Buyer’s agent Todd Hunter, from wHeregroup, said investors with older homes will be forced to compete with new house and land packages slightly further from the CBD.
Mr Hunter added that the sheer number of investments in the outer suburbs of Sydney and Melbourne, driven by the strong price gains in each city over the past few years, means that tenants are now spoilt for choice.
Some tenants are now avoiding established homes that are closer to the city in favour of newer homes that are one or two suburbs further out, according to Mr Hunter.

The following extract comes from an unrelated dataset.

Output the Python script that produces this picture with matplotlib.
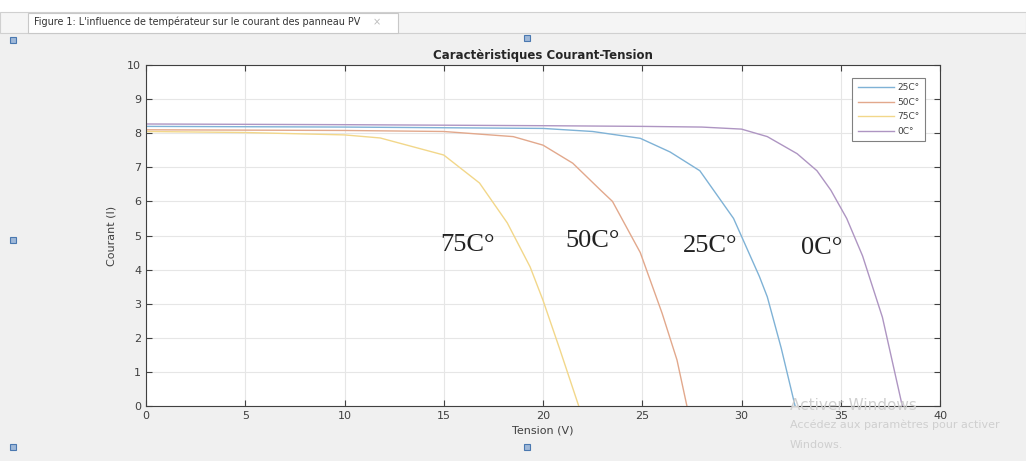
import matplotlib
matplotlib.use('Agg')
from matplotlib import pyplot as plt
from matplotlib.patches import Rectangle

# I-V curves
v_25 = [0, 10, 20, 22.5, 24.9, 26.4, 27.9, 29.6, 30.9, 31.3, 32.0, 32.7]
i_25 = [8.2, 8.18, 8.14, 8.05, 7.85, 7.45, 6.9, 5.5, 3.8, 3.2, 1.7, 0]
v_50 = [0, 10, 15, 18.5, 20, 21.5, 22.9, 23.5, 24.9, 26.0, 26.75, 27.25]
i_50 = [8.1, 8.08, 8.05, 7.9, 7.65, 7.12, 6.33, 6.0, 4.5, 2.72, 1.35, 0]
v_75 = [0, 5, 10, 11.8, 15, 16.8, 18.2, 19.35, 20, 20.86, 21.8]
i_75 = [8.05, 8.02, 7.95, 7.86, 7.36, 6.54, 5.37, 4.08, 3.1, 1.64, 0]
v_0 = [0, 10, 20, 25, 28, 30, 31.3, 32.8, 33.8, 34.5, 35.3, 36.1, 37.1, 38.1]
i_0 = [8.27, 8.25, 8.22, 8.2, 8.18, 8.12, 7.9, 7.4, 6.9, 6.33, 5.5, 4.4, 2.6, 0]

labels = ['25C°', '50C°', '75C°', '0C°']
note_text = ['75C°', '50C°', '25C°', '0C°']
note_x = [16.2, 22.5, 28.4, 34.05]
note_y = [4.72, 4.84, 4.69, 4.63]

W, H = 1026, 461
fig = plt.figure(figsize=(W / 100, H / 100), dpi=100)
fig.patch.set_facecolor('#f0f0f0')

# window tab bar
fig.patches.append(Rectangle((0, 1 - 12 / H), 1, 12 / H, transform=fig.transFigure,
                             facecolor='white', edgecolor='none'))
fig.patches.append(Rectangle((0, 1 - 33 / H), 1, 21 / H, transform=fig.transFigure,
                             facecolor='#f5f5f5', edgecolor='#d0d0d0', lw=0.8))
fig.patches.append(Rectangle((28 / W, 1 - 33 / H), 370 / W, 20 / H, transform=fig.transFigure,
                             facecolor='white', edgecolor='#c8c8c8', lw=0.8))
fig.text(34 / W, 1 - 22 / H, "Figure 1: L'influence de températeur sur le courant des panneau PV",
         fontsize=6.9, color='#333333', va='center', ha='left')
fig.text(377 / W, 1 - 22 / H, '×', fontsize=7, color='#bbbbbb', va='center', ha='center')

# selection handles
for hx, hy in [(13, 40), (527, 38), (13, 240), (13, 447), (527, 447)]:
    fig.patches.append(Rectangle(((hx - 3) / W, 1 - (hy + 3) / H), 6 / W, 6 / H,
                                 transform=fig.transFigure, facecolor='#9fb8d8',
                                 edgecolor='#4a78b0', lw=0.8))

ax = fig.add_axes([146 / W, 1 - 406 / H, 794 / W, 341 / H])
ax.set_facecolor('white')

ax.plot(v_25, i_25, color='#7fb2d6', lw=1.0, label=labels[0])
ax.plot(v_50, i_50, color='#e2a88c', lw=1.0, label=labels[1])
ax.plot(v_75, i_75, color='#f2d78a', lw=1.0, label=labels[2])
ax.plot(v_0, i_0, color='#ae95c2', lw=1.0, label=labels[3])

for t, x, y in zip(note_text, note_x, note_y):
    ax.text(x, y, t, fontsize=19, family='Liberation Serif', color='#222222',
            ha='center', va='center')

ax.set_xlim(0, 40)
ax.set_ylim(0, 10)
ax.set_xticks(range(0, 41, 5))
ax.set_yticks(range(0, 11))
ax.grid(True, color='#e6e6e6', lw=0.8)
ax.set_axisbelow(True)
ax.tick_params(direction='in', length=4, width=0.8, colors='#404040', labelsize=8,
               top=True, right=True)
ax.tick_params(axis='x', labeltop=False)
for s in ax.spines.values():
    s.set_color('#404040')
    s.set_linewidth(0.8)

ax.set_title('Caractèristiques Courant-Tension', fontsize=8.5, fontweight='bold',
             color='#262626', pad=4)
ax.set_xlabel('Tension (V)', fontsize=8, color='#404040', labelpad=3)
ax.set_ylabel('Courant (I)', fontsize=8, color='#404040', labelpad=8)

leg = ax.legend(loc='upper right', bbox_to_anchor=(0.987, 0.975), fontsize=6.5,
                handlelength=4, handletextpad=0.4, fancybox=False, framealpha=1,
                borderpad=0.6, labelspacing=0.6)
leg.get_frame().set_edgecolor('#808080')
leg.get_frame().set_linewidth(0.8)
for t in leg.get_texts():
    t.set_color('#404040')

# windows activation watermark
fig.text(790 / W, 1 - 405 / H, 'Activer Windows', fontsize=11, color='#cfcfcf',
         va='center', ha='left')
fig.text(790 / W, 1 - 425 / H, 'Accédez aux paramètres pour activer', fontsize=8,
         color='#cfcfcf', va='center', ha='left')
fig.text(790 / W, 1 - 445 / H, 'Windows.', fontsize=8, color='#cfcfcf',
         va='center', ha='left')

fig.savefig('out.png', dpi=100, facecolor=fig.get_facecolor())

“In these cities like Sydney and Melbourne – which is very generic, we’re talking about two capital cities here, there’s lots of markets within those markets – you’re seeing prices that have increased significantly, you’re seeing lots of new housing stock come onto the market and that all puts pressure on rents,” he said.
Investors in Sydney’s western suburbs are particularly susceptible to this new competition, according to Mr Hunter.
“In that sort of western Sydney [area] you’ve got new land releases, you’ve got investors who are paying an absolute premium for new house and land packages, and then, because so many are coming on the market, they’re realising they can’t get the yields that they were getting, so they reduce the yields,” he said.
Mr Hunter’s comments come as CoreLogic RP Data’s review of the national rental market found that rents increased by just 0.3 per cent in 2015 – a record-low rate of annual growth (based on records back to December 1996).
The only cities to see an increase in weekly rental rates were Sydney with an increase of 1.9 per cent, Melbourne (2.2 per cent), Hobart (0.6 per cent) and Canberra (1.9 per cent), while rates fell in Brisbane by (-0.3 per cent), Adelaide (-0.2 per cent), Perth (-8.0 per cent) and Darwin (-13.3 per cent).